Kedua, di dalam aspek pencegahan yang diatur dalam Pasal 79 ayat (3), yaitu bahwa penyelenggaraan pencegahan tindak pidana kekerasan seksual dilakukan dengan memperhatikan situasi konflik, bencana, letak geografis wilayah, dan situasi khusus lainnya. Menjadi jelas bahwa pencegahan kekerasan seksual harus memperhatikan situasi konflik dan situasi khusus lainnya.
UU TPKS memandatkan sejumlah peraturan pelaksanaan. Pasal 91 ayat (1) menyatakan bahwa peraturan pelaksanaan dari UU TPKS harus telah ditetapkan paling lambat dua tahun terhitung sejak UU TPKS diundangkan. Kiranya penyusunan peraturan pelaksaan tersebut dapat memperhatikan aspek konflik dan ekstremisme berbasis kekerasan yang mengarah pada terorisme.
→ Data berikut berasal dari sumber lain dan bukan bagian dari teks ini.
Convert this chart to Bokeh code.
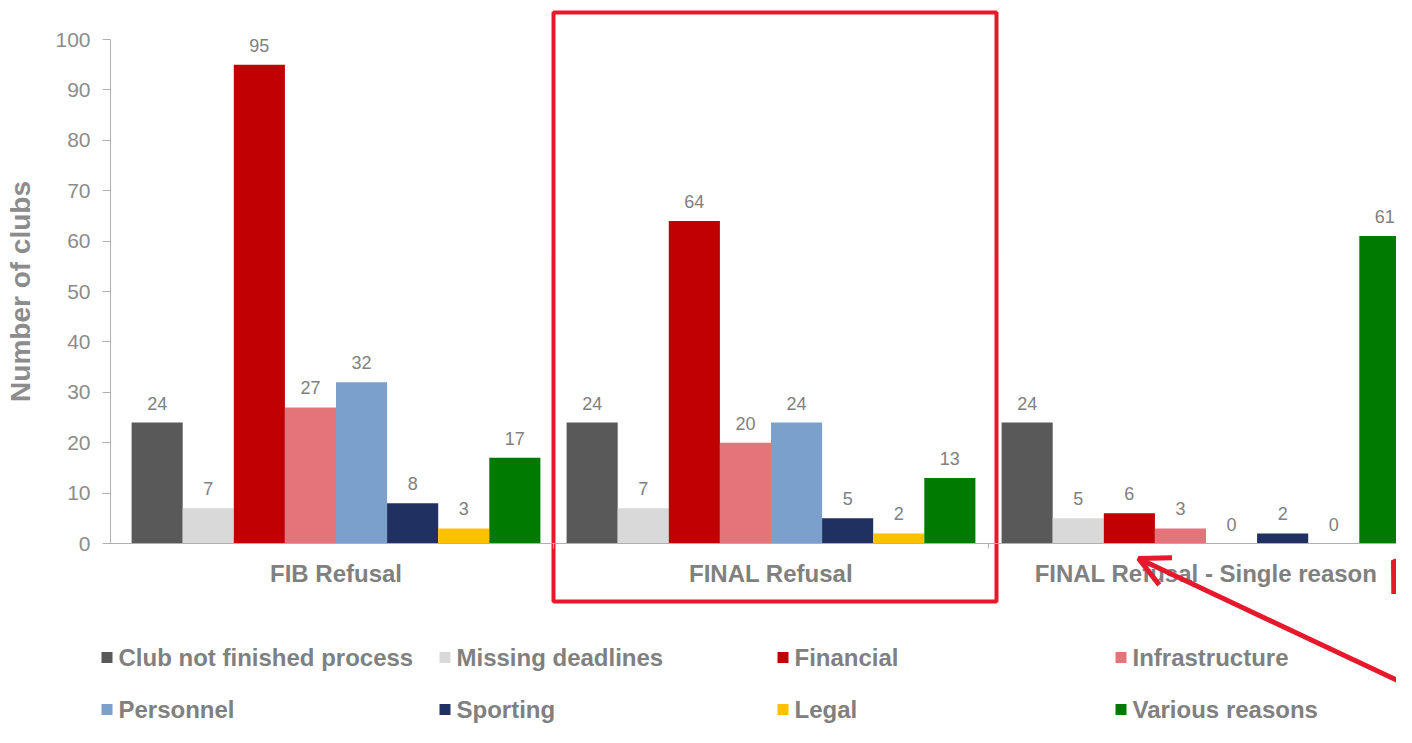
import numpy as np
from bokeh.plotting import figure
from bokeh.models import Range1d, FixedTicker, ColumnDataSource, Arrow, OpenHead
from bokeh.embed import file_html
from bokeh.resources import INLINE
from bokeh.core.properties import value

# ---------------- data ----------------
groups = ["FIB Refusal", "FINAL Refusal", "FINAL Refusal - Single reason"]
series = ["Club not finished process", "Missing deadlines", "Financial", "Infrastructure",
          "Personnel", "Sporting", "Legal", "Various reasons"]
colors = ["#595959", "#d9d9d9", "#c00000", "#e5737a", "#7ba0cb", "#1f3061", "#ffc000", "#007a00"]
club_not_finished = [24, 24, 24]
missing_deadlines = [7, 7, 5]
financial = [95, 64, 6]
infrastructure = [27, 20, 3]
personnel = [32, 24, 0]
sporting = [8, 5, 2]
legal = [3, 2, 0]
various_reasons = [17, 13, 61]
values = [club_not_finished, missing_deadlines, financial, infrastructure,
          personnel, sporting, legal, various_reasons]
y_ticks = list(range(0, 101, 10))

# ---------------- layout ----------------
W, H = 1396, 727
GROUP_PX = 435.0      # pixels per category
ORIGIN_X = 335.5      # canvas px of first category centre
ZERO_Y = 543.0        # canvas px of y = 0
UNIT_Y = 5.04         # px per unit on y


def dx(px):
    return (px - ORIGIN_X) / GROUP_PX


def dy(py):
    return (ZERO_Y - py) / UNIT_Y


BAR_W = 51.1 / GROUP_PX
GRAY = "#808080"
RED = "#e5192b"
FONT = value("Liberation Sans")

p = figure(width=W, height=H, x_range=Range1d(dx(0), dx(W)), y_range=Range1d(dy(H), dy(0)),
           output_backend="svg", toolbar_location=None, title=None,
           min_border=0, min_border_left=0, min_border_right=0,
           min_border_top=0, min_border_bottom=0)
p.outline_line_color = None
p.grid.visible = False
p.background_fill_color = "white"
p.border_fill_color = "white"

gidx = np.arange(len(groups))
for k, (name, vals, col) in enumerate(zip(series, values, colors)):
    xs = gidx + (k - 3.5) * BAR_W
    src = ColumnDataSource(dict(x=xs, top=vals, lab=[str(v) for v in vals]))
    p.vbar(x="x", top="top", bottom=0, width=BAR_W, source=src,
           fill_color=col, line_color=None)
    p.text(x="x", y="top", text="lab", source=src, text_align="center",
           text_baseline="bottom", y_offset=-13, text_font_size="18px",
           text_color=GRAY, text_font=FONT)

# ---------------- axes ----------------
yax = p.yaxis[0]
yax.fixed_location = dx(110)
yax.bounds = (0, 100)
yax.ticker = FixedTicker(ticks=y_ticks)
yax.axis_label = "Number of clubs"
yax.axis_label_text_font = "Liberation Sans"
yax.axis_label_text_font_style = "bold"
yax.axis_label_text_font_size = "28px"
yax.axis_label_text_color = "#8c8c8c"
yax.axis_label_standoff = 16
yax.major_label_text_font = "Liberation Sans"
yax.major_label_text_font_size = "21px"
yax.major_label_text_color = "#8c8c8c"
yax.major_label_standoff = 12
yax.major_tick_out = 8
yax.major_tick_in = 0
yax.minor_tick_out = 0
yax.minor_tick_in = 0
yax.axis_line_color = "#b0b0b0"
yax.major_tick_line_color = "#b0b0b0"

xax = p.xaxis[0]
xax.fixed_location = 0
xax.bounds = (dx(103), dx(W))
xax.ticker = FixedTicker(ticks=list(gidx), minor_ticks=[0.5, 1.5])
xax.major_label_overrides = {int(i): g for i, g in zip(gidx, groups)}
xax.major_label_text_font = "Liberation Sans"
xax.major_label_text_font_style = "bold"
xax.major_label_text_font_size = "24px"
xax.major_label_text_color = GRAY
xax.major_label_standoff = 11
xax.major_tick_out = 0
xax.major_tick_in = 0
xax.minor_tick_out = 5
xax.minor_tick_in = 0
xax.axis_line_color = "#b0b0b0"
xax.minor_tick_line_color = "#b0b0b0"

# ---------------- legend (manual, two rows of four) ----------------
LEG_X0, LEG_PITCH = 106.5, 338.0
LEG_ROWS = [657.0, 709.0]
leg_x = [dx(LEG_X0 + (k % 4) * LEG_PITCH) for k in range(len(series))]
leg_tx = [dx(LEG_X0 + 11.5 + (k % 4) * LEG_PITCH) for k in range(len(series))]
leg_y = [dy(LEG_ROWS[k // 4]) for k in range(len(series))]
leg_src = ColumnDataSource(dict(x=leg_x, tx=leg_tx, y=leg_y, name=series, color=colors))
p.scatter(x="x", y="y", source=leg_src, marker="square", size=11,
          fill_color="color", line_color=None)
p.text(x="tx", y="y", text="name", source=leg_src, text_align="left",
       text_baseline="middle", text_font_size="24px", text_font_style="bold",
       text_color=GRAY, text_font=FONT)

# ---------------- highlight box and arrows ----------------
p.quad(left=dx(553), right=dx(996), top=dy(12), bottom=dy(601),
       fill_color=None, line_color=RED, line_width=4)
p.add_layout(Arrow(end=OpenHead(size=30, line_color=RED, line_width=5),
                   x_start=dx(1450), y_start=dy(705), x_end=dx(1138), y_end=dy(558),
                   line_color=RED, line_width=5))
p.add_layout(Arrow(end=OpenHead(size=30, line_color=RED, line_width=5),
                   x_start=dx(1440), y_start=dy(652), x_end=dx(1393), y_end=dy(560),
                   line_color=RED, line_width=5))

open("out.html", "w").write(file_html(p, INLINE))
Hal sebagaimana diatur dalam Peraturan Presiden Nomor 18 Tahun 2014 tentang Perlindungan dan Pemberdayaan Perempuan dan Anak dalam Konflik Sosial. Serta dalam Peraturan Presiden Nomor 7 Tahun 2021 tentang Rencana Aksi Nasional Pencegahan dan Penanggulangan Ekstremisme Berbasis Kekerasan yang Mengarah Pada Terorisme Tahun 2020-2024.